This must be the season for treason.
In the Oval Office on Thursday afternoon, President Trump gave a lesson on American justice to the visiting South Korean president. Speaking about the Mueller investigation and its origins, Trump said: “This is actually treason.”
This wasn’t offhand. On Wednesday, Trump tweeted that the probe was a “Treasonous Hoax” and that “what the Democrats are doing with the Border is TREASONOUS.” That same day, boarding Marine One, he reaffirmed that what Democrats and Justice Department officials did in the Mueller probe “was treason.”
On April 6, he declared it’s “about time the perpetrators … start defending their dishonest and treasonous acts.” He added an injunction associated with the Holocaust: “Never Forget!”
This has become routine. Trump told Fox News’s Sean Hannity: “It was really treason. … You are talking about major, major treason.”
Minor treason is a thing?
Trump has publicly invoked “treason” or “treasonous” on 26 occasions, according to the Factba.se compilation of Trump utterances. That’s in addition to various and sundry “traitor” references. He began by accusing the likes of Bowe Bergdahl, Edward Snowden and Chelsea Manning, then moved on to include the executives of Univision and Macy’s, Republicans who didn’t support him, Democratic lawmakers who didn’t applaud him, the “failing” New York Times, the media generally, people in his administration who leak, and Barack Obama, Bill Clinton, Hillary Clinton, John Podesta, Eric Holder, Loretta Lynch, Huma Abedin, James Comey, James Clapper, Rod J. Rosenstein, Robert Mueller, Andrew McCabe, Lisa Page and Peter Strzok.
The Constitution specifically says treason “shall consist only in levying war against” the United States “or in adhering to their enemies, giving them aid and comfort,” and it requires two witnesses. The U.S. Criminal Code requires that those guilty of treason “shall suffer death, or shall be imprisoned not less than five years.”
The strict definition and grave punishment make treason cases rare: only about 30 in U.S. history.

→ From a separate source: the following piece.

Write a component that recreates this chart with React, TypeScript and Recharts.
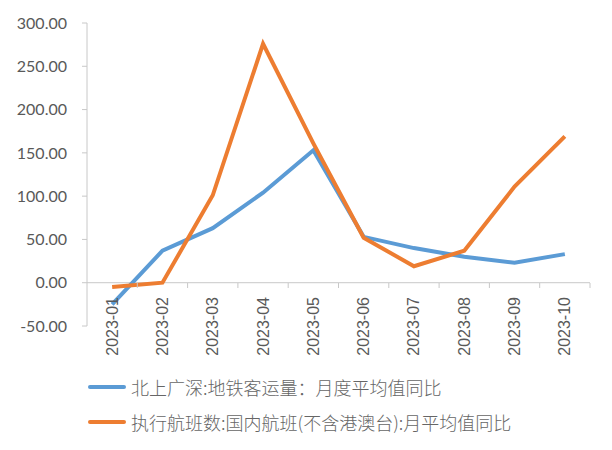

Trump must know this, because he has vowed to protect all 12 articles of the Constitution – even though it has only seven. He appeared to recognize the gravity of the treason accusation when it was leveled against him. “When they say ‘treason’, you know what treason is? That’s Julius and Ethel Rosenberg for giving the atomic bomb,” he said in 2017. (Actually, the charge was conspiracy to commit espionage.)
Because Trump knows the seriousness of the charge, he therefore must be interpreting treason the way King Henry VIII did, in the lèse-majesté sense: Treason is anything that offends the dignity of the sovereign. Disagreement with Trump is an offense against the state, just as Henry executed unfaithful wives for treason.
This means the following people have committed capital crimes: All journalists and late-night hosts. Anyone who leaks. All Democratic members of Congress and people who worked in Democratic administrations. Anyone who ran against Trump. Anyone who criticizes Trump on social media. Anyone who voted against Trump.
This means 65,853,514 Hillary Clinton voters will have to be imprisoned or executed. The U.S. criminal-justice system can’t handle much more than the 2.3 million people it already holds.
This unfortunately argues for mass execution – unless exile is a possibility? Imagine the size of that caravan heading south toward Mexico.
Early on, Trump was relatively restrained in his treason talk. He even criticized Kim Jong Un’s liberal use of the treason charge. (Trump now calls Kim his “friend.”) He began applying the label more to the Mueller probe, and FBI officials, in 2018. He determined that “leakers are traitors” and said critical news coverage of his talks with Kim was “almost treasonous.” He said an anonymous op-ed writer and the New York Times both committed treason. He said Democrats who did not applaud at his State of the Union address were “Un-American. Somebody said, ‘treasonous.’”
Democrats continue to commit treason by disagreeing with Trump on immigration, though most treason these days is committed by Justice. An image Trump retweeted in November, showing various current and former senior law enforcement officials (including Trump’s own appointee Rosenstein) behind bars, asked: “When do the trials for treason begin?”
Trump’s new attorney general, William Barr, has been fueling Trump’s paranoia. His declaration this last week that law enforcement officials were “spying” on the Trump campaign prompted a new cry of treason.
During his confirmation hearings, Barr said that “the Barrs and Muellers were good friends and would be good friends when this is all over.” Maybe they can reminisce about their friendship while Mueller awaits his turn on the gallows.